Аптекарь, которого, в сущности, ничто не удерживало в Ионвиле, считал себя обязанным не двигаться с места; провожая их, он вздохнул.
— Ну, приятный вам путь, — сказал он им, — счастливые вы смертные! — Потом, обращаясь к Эмме, на которой было голубое шелковое платье с четырьмя оборками, он проговорил: — Вы прелестны, как амур! Вы произведете фурор в Руане.

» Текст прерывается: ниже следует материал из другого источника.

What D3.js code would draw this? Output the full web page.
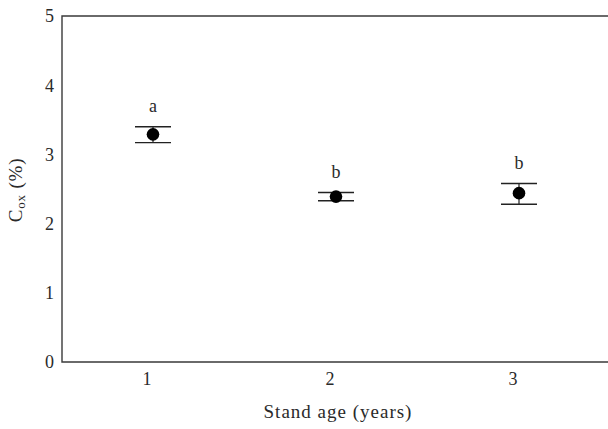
<!DOCTYPE html>
<html>
<head>
<meta charset="utf-8">
<script src="https://cdn.jsdelivr.net/npm/d3@7"></script>
<style>
  body { margin: 0; background: #fff; }
  text { font-family: "Liberation Serif", "DejaVu Serif", serif; fill: #2a2a2a; }
</style>
</head>
<body>
<div id="chart"></div>
<script>
// Stand age vs Cox, mean with error bars
const ages = [1, 2, 3]
const means = [3.29, 2.39, 2.44]
const upper = [3.40, 2.45, 2.58]
const lower = [3.17, 2.33, 2.28]
const letters = ["a", "b", "b"]
const yTicks = [0, 1, 2, 3, 4, 5]

const w = 608, h = 429
const mLeft = 62, mTop = 16, mBottom = 362, mRight = 608

const svg = d3.select("#chart").append("svg")
    .attr("width", w)
    .attr("height", h)

const x = d3.scaleLinear().domain([1, 3]).range([153, 519])
const y = d3.scaleLinear().domain([0, 5]).range([mBottom, mTop])

// frame (left, top, bottom)
svg.append("path")
    .attr("d", `M${mRight},${mTop}H${mLeft}V${mBottom}H${mRight}`)
    .attr("fill", "none")
    .attr("stroke", "#3a3a3a")
    .attr("stroke-width", 1.4)

// y tick labels
svg.append("g").selectAll("text")
    .data(yTicks)
    .join("text")
        .attr("x", 54)
        .attr("y", d => y(d))
        .attr("dy", "0.35em")
        .attr("text-anchor", "end")
        .attr("font-size", 18)
        .text(d => d)

// x tick labels (sit a little left of the points in the original)
svg.append("g").selectAll("text")
    .data(ages)
    .join("text")
        .attr("x", d => x(d) - 6)
        .attr("y", mBottom + 17)
        .attr("dy", "0.35em")
        .attr("text-anchor", "middle")
        .attr("font-size", 18)
        .text(d => d)

const pts = ages.map((a, i) => ({age: a, m: means[i], hi: upper[i], lo: lower[i], lab: letters[i]}))
const g = svg.append("g")

// error bars
g.selectAll(".whisker")
    .data(pts)
    .join("line")
        .attr("class", "whisker")
        .attr("x1", d => x(d.age)).attr("x2", d => x(d.age))
        .attr("y1", d => y(d.hi)).attr("y2", d => y(d.lo))
        .attr("stroke", "#222").attr("stroke-width", 1.2)

g.selectAll(".capTop")
    .data(pts)
    .join("line")
        .attr("class", "capTop")
        .attr("x1", d => x(d.age) - 18).attr("x2", d => x(d.age) + 18)
        .attr("y1", d => y(d.hi)).attr("y2", d => y(d.hi))
        .attr("stroke", "#222").attr("stroke-width", 1.4)

g.selectAll(".capBot")
    .data(pts)
    .join("line")
        .attr("class", "capBot")
        .attr("x1", d => x(d.age) - 18).attr("x2", d => x(d.age) + 18)
        .attr("y1", d => y(d.lo)).attr("y2", d => y(d.lo))
        .attr("stroke", "#222").attr("stroke-width", 1.4)

g.selectAll("circle")
    .data(pts)
    .join("circle")
        .attr("cx", d => x(d.age))
        .attr("cy", d => y(d.m))
        .attr("r", 6.3)
        .attr("fill", "#000")

// significance letters
g.selectAll(".letter")
    .data(pts)
    .join("text")
        .attr("class", "letter")
        .attr("x", d => x(d.age))
        .attr("y", d => y(d.hi) - 14.5)
        .attr("text-anchor", "middle")
        .attr("font-size", 18)
        .text(d => d.lab)

// axis titles
svg.append("text")
    .attr("x", 338)
    .attr("y", 418)
    .attr("text-anchor", "middle")
    .attr("font-size", 19)
    .attr("letter-spacing", 1)
    .text("Stand age (years)")

const yl = svg.append("text")
    .attr("transform", "translate(22,190) rotate(-90)")
    .attr("text-anchor", "middle")
    .attr("font-size", 19)
    .attr("letter-spacing", 0.8)
yl.append("tspan").text("C")
yl.append("tspan").attr("font-size", 13).attr("dy", 3).text("ox")
yl.append("tspan").attr("dy", -3).text(" (%)")
</script>
</body>
</html>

Дилижанс остановился у гостиницы «Красный Крест» на площади Бовуазин. То был постоялый двор с трактиром, каких много в каждом провинциальном предместье, с огромными конюшнями, крошечными спальнями и двором, посреди которого куры клюют овес под забрызганными грязью шарабанами коммивояжеров. Это почтенные старые строения с источенными червем деревянными балконами, скрипящими от ветра в зимние ночи. Они постоянно полны народа, шума и еды; черные столы в них залиты кофе, толстые оконные стекла засижены мухами, сырые салфетки испещрены синеватыми пятнами от вина. От таких домов пахнет всегда деревней, как от батраков на ферме, хотя они и одеты в городское платье; при этих гостиницах всегда есть кофейня на улицу и огород на задворках, выходящий в поле. Шарль немедленно отправился действовать. Перепутал авансцену с галереей, партер с ложами, просил объяснений, ничего не понял, контролер отослал его к директору, он вернулся в гостиницу, потом снова побежал в кассу и так измерил ногами несколько раз весь город, от театра до бульвара.
Барыня приобрела себе шляпу, перчатки, букет цветов. Барин боялся опоздать к началу спектакля, и, не успев проглотить и по тарелке супа, они стояли уже перед входом в театр, двери которого были еще заперты.